What are the most recent finds in Pompeii?

2018 seemed to be a big year for new discoveries within the ancient city of Pompeii. Excavations have been going on since 1728, but the city still has much to tell us. Many of the new discoveries in the past year have uncovered mysteries and helped to explain these past citizens. Here are just a few of the most noteworthy and influential that were found recently.

The Horses

At the end of 2018, archaeologists discovered the remains of several horses. The horses were found in the stables of an extravagant estate, known as the Villa of Mysteries. Archaeologists believe the horses were owned by a high-ranking military officer. One horse that was found with its legs bent at the knee, making us assume it was preparing to gallop through the gates.

The Skeleton Child

Unearthed in one of the large central bath complexes was a skeleton of a child. The figure is estimated to be 7 to 8 years old. The child is said to of been trying in vain to escape the eruption by hiding in the baths. It was a surprise find, as the area had been evacuated in the 19th century, with only this discovery found due to new excavation technology.

The Erotic Fresco

A strange erotic fresco was unearthed in a suburban home in Pompeii; depicting a woman having sex with a swan. The illustration is inspired from a classical mythology tale of the Spartan Queen Leda, who was impregnated by the god Zeus. The married Leda was said to be a great beauty who captivated Zeus. He then disguised himself as a swan and seduced Leda (although some retellings say there was no consent.) Leda fell pregnant, and hatched two eggs, which produced four children. As she was with both her husband and Zeus, two of the children, Helen (known as Helen of troy) and Pollux were said to be Zeus’s children. Whereas Clytemnestra and Castor were her husbands, Tyndareus’s. Although this mythology was a common illustration in Pompeii, this fresco is said to be unique. What makes it stand out is due to three reasons. Leda is sitting in the image which is unusual as most past frescos portray her standing. It also illustrates the two mid-act, which was typically never portrayed with only the lead up or the aftermath shown.
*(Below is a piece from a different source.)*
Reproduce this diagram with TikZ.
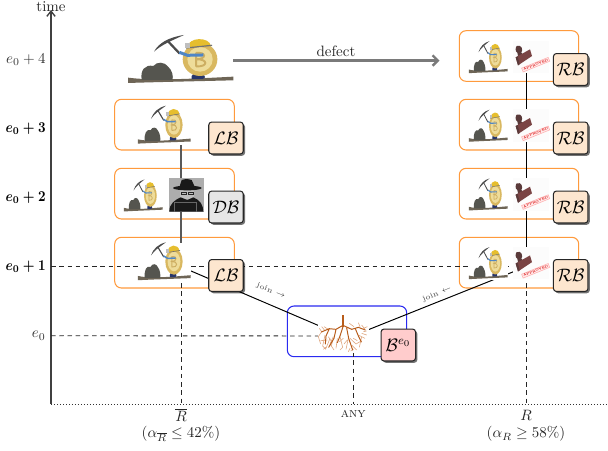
\documentclass[tikz,border=0pt]{standalone}
\usepackage{amsmath,amssymb}
\usetikzlibrary{shadows,arrows.meta}
\AtBeginDocument{\sbox0{\boldmath$e_0+1$\unboldmath}}
\definecolor{oboxc}{HTML}{FF9A3C}
\definecolor{bboxc}{HTML}{2A2AF0}
\definecolor{lbfill}{HTML}{FDE6CF}
\definecolor{dbfill}{HTML}{E6E6E6}
\definecolor{bfill}{HTML}{FFCCCC}
\definecolor{rootc}{HTML}{B85C1A}
\definecolor{twigc}{HTML}{E0A882}
\definecolor{coinout}{HTML}{D9B860}
\definecolor{coinin}{HTML}{EEDC9A}
\definecolor{coinb}{HTML}{CDAE62}
\definecolor{helmet}{HTML}{E6BE2E}
\definecolor{armc}{HTML}{4F86C6}
\definecolor{groundc}{HTML}{6E6556}
\definecolor{rockc}{HTML}{55554F}
\definecolor{bootc}{HTML}{27356B}
\definecolor{stampc}{HTML}{7A4444}
\definecolor{stampd}{HTML}{5A3A3A}
\tikzset{
  epoch/.style={anchor=east,inner sep=0pt},
  boldepoch/.style={anchor=east,inner sep=0pt,font=\boldmath,xscale=0.88},
  obox/.style={draw=oboxc,rounded corners=4.5pt,line width=0.7pt},
  bbox/.style={draw=bboxc,rounded corners=4.5pt,line width=0.7pt},
  chain/.style={draw=black!85,rounded corners=2pt,line width=0.7pt,minimum width=23pt,minimum height=21.3pt,inner sep=0pt,
    drop shadow={shadow xshift=1.2pt,shadow yshift=-1.2pt,opacity=.55,fill=black}},
  dashline/.style={dashed,line width=0.6pt,black!85,dash pattern=on 3pt off 2.5pt},
  solidl/.style={line width=0.65pt,black},
  grayl/.style={line width=0.9pt,black!65},
  joinl/.style={font=\tiny,inner sep=0pt,black!75},
}
\newcommand{\minerart}[4]{%
\begin{scope}[shift={(#1,#2)},xscale=#3/3,yscale=#4/3,shift={(-242,-178)}]
 \fill[white] (84,47) rectangle (400,193);
 \fill[groundc] (84,173) .. controls (150,182) and (250,178) .. (400,170) -- (400,181) .. controls (280,184) and (180,186) .. (84,189) -- cycle;
 \fill[rockc] (125,180) .. controls (120,150) and (135,133) .. (160,138) .. controls (170,124) and (195,125) .. (205,141) .. controls (216,150) and (221,170) .. (217,180) -- cycle;
 \fill[bootc] (275,168) -- (290,150) -- (305,150) -- (315,172) -- (308,177) -- (275,177) -- cycle;
 \draw[black!70,line width=#3*1.5pt,line cap=round] (205,65) -- (238,100);
 \fill[black!70] (162,95) .. controls (175,70) and (205,52) .. (252,45) .. controls (215,62) and (185,74) .. (162,95) -- cycle;
 \fill[coinout] (300,118) ellipse (52 and 50);
 \fill[coinin] (300,118) ellipse (38 and 37);
 \draw[coinb,line width=#3*1.3pt] (288,98) -- (288,140) (288,99) .. controls (320,95) and (320,118) .. (288,118) .. controls (325,116) and (325,142) .. (288,139);
 \fill[helmet] (262,82) .. controls (265,50) and (328,50) .. (333,78) -- cycle;
 \draw[black!55,line width=#3*0.8pt] (258,84) -- (336,76);
 \fill[black!25] (255,70) rectangle (270,84);
 \draw[armc,line width=#3*2pt] (238,97) -- (262,106) -- (310,105);
\end{scope}}
\newcommand{\stampart}[1]{%
\begin{scope}[shift={(450,20+#1)},scale=1/3]
 \fill[black!1] (190,62) rectangle (297,160);
 \fill[stampd] (200,78) .. controls (215,72) and (220,90) .. (214,98) -- (222,106) -- (205,112) -- (202,98) .. controls (195,95) and (196,82) .. (200,78) -- cycle;
 \fill[stampc] (197,112) -- (240,88) -- (246,108) -- (204,136) -- cycle;
 \fill[stampd] (197,112) -- (204,136) -- (209,133) -- (203,109) -- cycle;
 \node[draw=red!30,fill=red!8,line width=0.4pt,rotate=22,inner sep=0.6pt,text=red!85!black,font=\fontsize{2.1pt}{2.4pt}\selectfont\bfseries] (stamp#1) at (257,134) {APPROVED};
\end{scope}}
\newcommand{\hackerart}{%
\begin{scope}[shift={(100,160)},scale=1/3]
 \fill[black!32] (208,55) rectangle (312,155);
 \fill[black!25] (240,85) rectangle (282,118);
 \fill[black!90] (208,155) .. controls (208,130) and (225,120) .. (242,112) -- (262,120) -- (280,112) .. controls (300,120) and (310,135) .. (310,155) -- cycle;
 \fill[black!90] (238,82) -- (245,60) .. controls (258,56) and (268,56) .. (275,60) -- (285,82) -- cycle;
 \fill[black!90] (262,84) ellipse (43 and 7);
 \draw[black!85,line width=0.5pt] (243,96) rectangle (258,104) (264,96) rectangle (279,104);
 \draw[black!60,line width=0.4pt] (222,128) -- (290,128) -- (290,155) (222,128) -- (222,155);
\end{scope}}
\newcommand{\rootart}{%
\begin{scope}[shift={(250,270)},scale=1/3]
 \fill[white] (204,125) rectangle (358,250);
 \draw[twigc,line width=0.4pt]
  (215,185)--(205,200)--(212,222) (225,195)--(218,228)--(228,238) (240,205)--(228,235)
  (250,200)--(240,222)--(252,240) (262,205)--(258,235) (270,200)--(278,232)--(270,240)
  (295,205)--(288,238) (305,225)--(320,240) (300,205)--(318,222)--(330,215)
  (325,195)--(345,205) (335,190)--(350,195) (335,200)--(328,232) (312,170)--(298,160)
  (330,170)--(325,158) (340,175)--(352,170) (215,185)--(208,175) (235,178)--(222,170)
  (232,210)--(212,212) (245,215)--(235,200) (268,215)--(280,205) (282,222)--(292,210)
  (310,205)--(322,212) (340,185)--(350,183) (345,178)--(335,165) (225,182)--(215,170)
  (300,235)--(295,245) (310,238)--(302,243) (230,230)--(220,238) (244,228)--(248,212);
 \draw[rootc,line width=0.65pt,line cap=round]
  (279,166)--(258,178)--(238,176)--(214,186)
  (279,166)--(305,178)--(325,172)--(346,180)
  (258,178)--(252,205)--(236,232)
  (279,170)--(270,198)--(262,218)
  (290,174)--(296,205)--(308,240)
  (316,176)--(326,200)--(334,216)
  (238,176)--(228,198)--(226,222);
 \draw[rootc,line width=1.7pt] (279,135)--(279,172);
\end{scope}}
\begin{document}
\begin{tikzpicture}[x=0.6667pt,y=-0.6667pt]
\useasboundingbox (0,0) rectangle (608,450);
\fill[white] (0,0) rectangle (608,450);
% named anchor points
\coordinate (origin) at (51,404);
\coordinate (axistop) at (51,10);
\coordinate (axisend) at (608,404);
\coordinate (tickA) at (51,266.7);
\coordinate (tickB) at (51,335.7);
\coordinate (Lthree) at (181,125);
\coordinate (Lone) at (181,266.7);
\coordinate (Ltick) at (181,404);
\coordinate (Rfour) at (526,57);
\coordinate (Rone) at (526,266.7);
\coordinate (Rtick) at (526,404);
\coordinate (rootL) at (343,336);
\coordinate (rootR) at (353.3,335.7);
\coordinate (Mtick) at (353.3,404);
\coordinate (defA) at (224,60.5);
\coordinate (defB) at (439.5,60.5);
% frames
\draw[obox] (114.7,99.3) rectangle (234.3,150);
\draw[obox] (114.7,168.3) rectangle (234.3,219);
\draw[obox] (114.7,237.3) rectangle (234.3,288);
\draw[obox] (459.3,30.7) rectangle (578.7,81.3);
\draw[obox] (459.3,99.3) rectangle (578.7,150);
\draw[obox] (459.3,168.3) rectangle (578.7,219);
\draw[obox] (459.3,237.3) rectangle (578.7,288);
\draw[bbox] (287.3,306) rectangle (406.7,356.7);
% axes
\draw[black!80,line width=0.4pt,dash pattern=on 0.5pt off 1.5pt] (origin) -- (axisend);
\draw[black!75,line width=0.9pt,-{Straight Barb[length=3.5pt,width=5.5pt]}] (origin) -- (axistop);
% connectors
\draw[dashline] (tickA) -- (Rone);
\draw[dashline] (tickB) -- (rootL);
\draw[dashline] (Lone) -- (Ltick);
\draw[dashline] (Rone) -- (Rtick);
\draw[dashline] (rootR) -- (Mtick);
\draw[grayl] (Lthree) -- (Lone);
\draw[solidl] (Rfour) -- (Rone);
\draw[solidl] (Lone) -- (rootL);
\draw[solidl] (Rone) -- (rootR);
\draw[black!52,line width=1.6pt,-{Straight Barb[length=3.5pt,width=7pt]}] (defA) -- (defB);
% pictures
\minerart{180.7}{79.3}{1}{1}
\minerart{164.3}{140.7}{0.5}{0.79}
\minerart{143.3}{209}{0.367}{0.667}
\hackerart
\minerart{164.3}{277.3}{0.5}{0.79}
\minerart{488.3}{70.7}{0.367}{0.667}
\minerart{488.3}{139.3}{0.367}{0.667}
\minerart{488.3}{208}{0.367}{0.667}
\minerart{488.3}{276.7}{0.367}{0.667}
\stampart{0}
\stampart{68.7}
\stampart{137.4}
\stampart{206.1}
\rootart
% chain badges
\node[chain,fill=lbfill] (lb3) at (226,138) {\large$\mathcal{LB}$};
\node[chain,fill=dbfill] (db2) at (226,207) {\large$\mathcal{DB}$};
\node[chain,fill=lbfill] (lb1) at (226,275.5) {\large$\mathcal{LB}$};
\node[chain,fill=lbfill] (rb4) at (570.7,69.5) {\large$\mathcal{RB}$};
\node[chain,fill=lbfill] (rb3) at (570.7,138) {\large$\mathcal{RB}$};
\node[chain,fill=lbfill] (rb2) at (570.7,207) {\large$\mathcal{RB}$};
\node[chain,fill=lbfill] (rb1) at (570.7,275.5) {\large$\mathcal{RB}$};
\node[chain,fill=bfill] (b0) at (398.3,345) {\large$\mathcal{B}^{e_0}$};
% labels
\node[inner sep=0pt,black!85] (tlab) at (51,7) {time};
\node[epoch,black!80] (e4) at (46,60) {$e_0+4$};
\node[boldepoch] (e3) at (46,129) {$e_0+3$};
\node[boldepoch] (e2) at (46,198) {$e_0+2$};
\node[boldepoch] (e1) at (46,266.7) {$e_0+1$};
\node[epoch,black!80] (e0) at (46,335.7) {$e_0$};
\node[inner sep=0pt,black!85] (dl) at (336,51) {defect};
\node[joinl,rotate=-22] (jl) at (271,291) {join $\rightarrow$};
\node[joinl,rotate=22] (jr) at (437,294) {join $\leftarrow$};
\node[inner sep=0pt,black!85] (lr) at (181,415) {$\overline{R}$};
\node[inner sep=0pt,black!85] (lra) at (181,434) {$(\alpha_{\overline{R}}\leq 42\%)$};
\node[inner sep=0pt,black!85,font=\small] (la) at (353.3,414) {\textsc{any}};
\node[inner sep=0pt,black!85] (rr) at (526,415) {$R$};
\node[inner sep=0pt,black!85] (rra) at (526,434) {$(\alpha_{R}\geq 58\%)$};
\end{tikzpicture}
\end{document}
Lastly, Leda’s eye direction is quite rare, as looking straight at the viewer is very different from the side looks most frescos in Pompeii depicted.

The Unlucky Man

Archaeologist found one of the unluckiest victims during the tragic eruption in 79 B.C. The figure’s legs and torso was found sticking out from under a large stone block, with researchers assuming his upper half was crushed by the rock. After further study, however, revealed his head had fallen into a pit sometime later, revealing that he was not killed by the rock but the pyroclastic gas that killed the majority of Pompeii’s citizens.

The Street of Balconies

This area was a very significant discovery as second story building were still intact, which is very rare within the ancient city. Its nearby garden was also investigated, which gave researchers critical information on food and plants found in the city.